# Anyone wanna meet up?



## jimbarn1961

Sure wish the boys and I could, but after fishing 6 weeks straight and buying a new boat last week , Wifey says its honeydo weekend :-[.  Gramps was talking about going out give him a shout.  Catch you guys again soon, working quickly to get the Claymont fishworthy.  need to hang a jackplate (Thanks Gramps will wrap it up next week), rewrap and rebunk trailer, install tiny tach, and clean up the last of wiring and new switches.  Plan on hitting it hard the week of Thanksgiveing.  Keep in touch
Jim


----------



## iMacattack

Taking my son fishing tomorrow in Ft. Pierce. Will be south of the inlet. Look for the boat with a big microskiff.com sticker!


----------



## out-cast

> Taking my son fishing tomorrow in Ft. Pierce. Will be south of the inlet. Look for the boat with a big microskiff.com sticker!


Where are you putting in? Mud Creek, Little Jim, or..?


----------



## iMacattack

City Ramp


----------



## TomFL

Jeez, why don't you guys shoot me a PM when you do this?

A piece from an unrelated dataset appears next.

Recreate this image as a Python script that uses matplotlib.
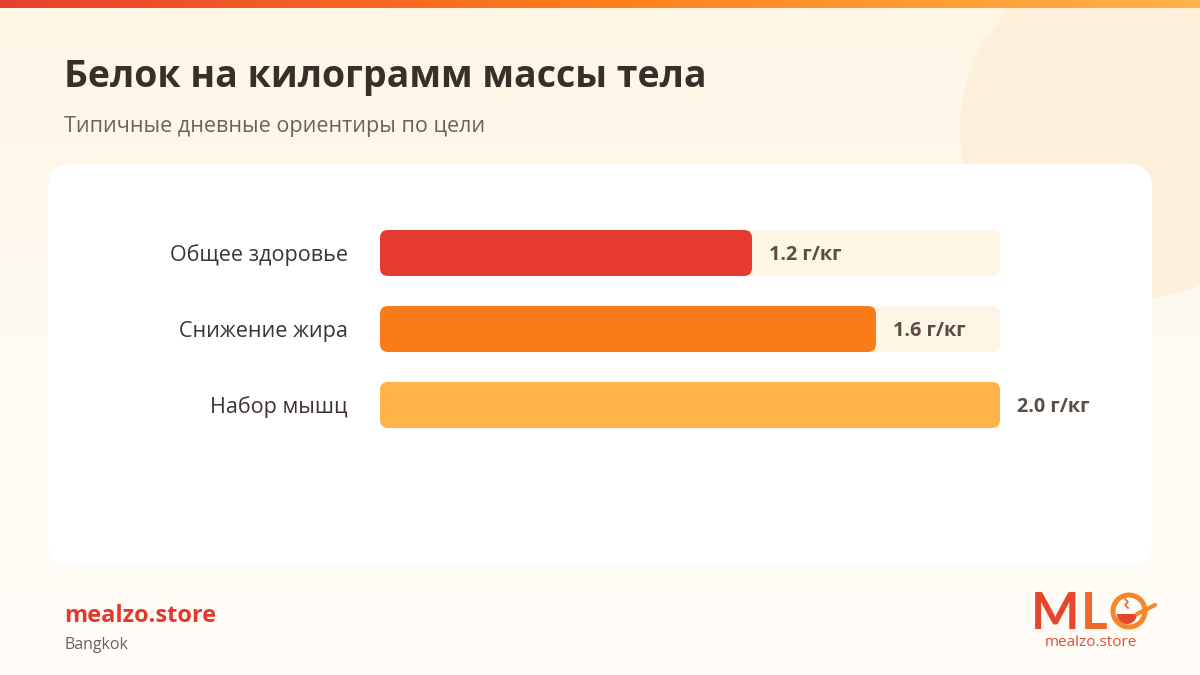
import numpy as np
import matplotlib
matplotlib.use("Agg")
import matplotlib.pyplot as plt
from matplotlib.patches import FancyBboxPatch, Circle, Wedge
from matplotlib.colors import LinearSegmentedColormap

# ---- data ----
categories = ["Общее здоровье", "Снижение жира", "Набор мышц"]
values = [1.2, 1.6, 2.0]
bar_colors = ["#E53B2F", "#FA7B1A", "#FDB24A"]
x_max = 2.0
unit = "г/кг"
title = "Белок на килограмм массы тела"
subtitle = "Типичные дневные ориентиры по цели"
brand = "mealzo.store"
city = "Bangkok"

plt.rcParams['font.family'] = ['Open Sans', 'DejaVu Sans']

W, H = 1200, 675
fig = plt.figure(figsize=(12, 6.75), dpi=100)

# background axes in pixel coords
bg = fig.add_axes([0, 0, 1, 1])
bg.set_xlim(0, W)
bg.set_ylim(H, 0)
bg.axis("off")

# vertical cream gradient
grad = np.linspace(0, 1, 256).reshape(-1, 1)
cmap_bg = LinearSegmentedColormap.from_list("bg", ["#FEF5E4", "#FFFAF2", "#FFFCF7"])
bg.imshow(grad, cmap=cmap_bg, extent=[0, W, H, 0], aspect="auto", zorder=0)

# decorative circle
bg.add_patch(Circle((1130, 130), 170, facecolor="#FDEBCF", alpha=0.55, edgecolor="none", zorder=1))

# top gradient strip
hgrad = np.linspace(0, 1, 256).reshape(1, -1)
cmap_top = LinearSegmentedColormap.from_list("top", ["#E8402F", "#FF7F1A", "#FFB34A"])
bg.imshow(hgrad, cmap=cmap_top, extent=[0, W, 8, 0], aspect="auto", zorder=2)

# card
bg.add_patch(FancyBboxPatch((48, 164), 1104, 401, boxstyle="round,pad=0,rounding_size=24",
                            facecolor="white", edgecolor="none", zorder=3))

# titles
bg.text(64, 87, title, fontsize=27, fontweight="bold", color="#3A2E28", va="baseline", ha="left", zorder=5)
bg.text(64, 132, subtitle, fontsize=15.5, color="#6B625C", va="baseline", ha="left", zorder=5)

# footer
bg.text(64, 622, brand, fontsize=17, fontweight="bold", color="#E03A2F", va="baseline", ha="left", zorder=5)
bg.text(64, 649, city, fontsize=11.5, color="#6B625C", va="baseline", ha="left", zorder=5)

# logo
bg.text(1031, 629, "M", fontsize=37, fontweight="bold", color="#E8452F", va="baseline", ha="left",
        family=["Lato", "DejaVu Sans"], zorder=5)
bg.text(1081, 629, "L", fontsize=37, fontweight="bold", color="#F2662A", va="baseline", ha="left",
        family=["Lato", "DejaVu Sans"], zorder=5)
bg.add_patch(Circle((1129, 611), 16, facecolor="none", edgecolor="#F7862A", linewidth=3.6, zorder=5))
bg.add_patch(Wedge((1127, 614), 10, 0, 180, facecolor="#E8452F", edgecolor="none", zorder=6))
bg.plot([1137, 1155], [614, 605], color="#F7862A", linewidth=3, solid_capstyle="round", zorder=6)
bg.plot([1125, 1128, 1125, 1128], [599, 602, 605, 608], color="#F06A2A", linewidth=1.2, zorder=6)
bg.text(1091, 646, brand, fontsize=11, color="#E0502F", va="baseline", ha="center", zorder=5)

# ---- bar chart axes ----
px_left, px_right = 380, 1000
row_px = 76
top_px = 253 - row_px / 2
h_px = row_px * len(categories)
ax = fig.add_axes([px_left / W, 1 - (top_px + h_px) / H, (px_right - px_left) / W, h_px / H])
ax.set_xlim(0, x_max)
ax.set_ylim(len(categories) - 0.5, -0.5)
ax.axis("off")
ax.patch.set_alpha(0)
ax.set_zorder(10)

x_per_px = x_max / (px_right - px_left)
y_per_px = 1.0 / row_px
bar_h = 46 * y_per_px
rad = 8 * x_per_px
aspect = y_per_px / x_per_px

for i, (cat, v, c) in enumerate(zip(categories, values, bar_colors)):
    ax.add_patch(FancyBboxPatch((0, i - bar_h / 2), x_max, bar_h,
                                boxstyle=f"round,pad=0,rounding_size={rad}",
                                mutation_aspect=aspect, facecolor="#FEF5E4", edgecolor="none", zorder=1))
    ax.add_patch(FancyBboxPatch((0, i - bar_h / 2), v, bar_h,
                                boxstyle=f"round,pad=0,rounding_size={rad}",
                                mutation_aspect=aspect, facecolor=c, edgecolor="none", zorder=2))
    ax.annotate(f"{v:.1f} {unit}", xy=(v, i), xytext=(17 * 0.72, -2 * 0.72), textcoords="offset points",
                ha="left", va="center", fontsize=14.2, fontweight="bold", color="#5B4C44", zorder=3)
    ax.annotate(cat, xy=(0, i), xytext=(-32 * 0.72, -2 * 0.72), textcoords="offset points",
                ha="right", va="center", fontsize=15.5, color="#3D3430", zorder=3)

fig.savefig("out.png", dpi=100)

I just got back from a crappie trip with my wife to run the 17T and would have met y'all out there instead!

-T


----------



## Brett

So? Where's yer crappie fishing report?  :-?


----------



## TomFL

> So? Where's yer crappie fishing report?  :-?


Too crappie to report on!

Mostly went out to run the tunnel hull. We caught a few specks on the roadrunners but not much and nothing big. 

Funny thing is, I never ate one that tasted small...

-T


----------



## out-cast

We should meet up and have a crappie weekend. :-?


----------



## Gramps

I'm thinking martin county crappie? Saturday? If I don't oversleep... ;D


----------



## HighSide25

ill be there next week. wanna have an afternoon get together 11-28 $5.00 tourney, biggest game fish wins? fiish from 1 or 2 pm till dark?


----------



## out-cast

Yes and yes


----------



## Gramps

So long as it's an inshore fish Kyle. Lol. Sail fish don't count. ;D


----------



## HighSide25

> So long as it's an inshore fish Kyle. Lol. Sail fish don't count.  ;D


 what about kingfish?  
I would like to go out of round island again if possible. 

gramps, what is a good day for you to exchange that platform for some greenbacks? I'll be there tuesday evening at the latest and would like to get that taken care of ASAP. thanks!


----------



## beyondhelp

Hey out-cast, thanks for the invite! I got tied up with family stuff. Hoping to get my boat finished up soon so I can get back out on the water.


----------



## HighSide25

going to bed....
have: duck spot and check in time at 4:30am
...boat with good running merc.
...fishing rods.
a few go to artificails.
fishing partner(maybe plural, but i doubt it)
cold front///
...5 dollars...CASH!
... no gas in boat tank.
... two trailers that are trying to be made into one.
hope to see yall at the ramp with my boat in tow.
if no trailer is ready i will come and say hello at the least
1:30 meet/greet/pay/fish
Kyle. 713 4727.
and yes, i will be listening to UF spank them noles while we fish


----------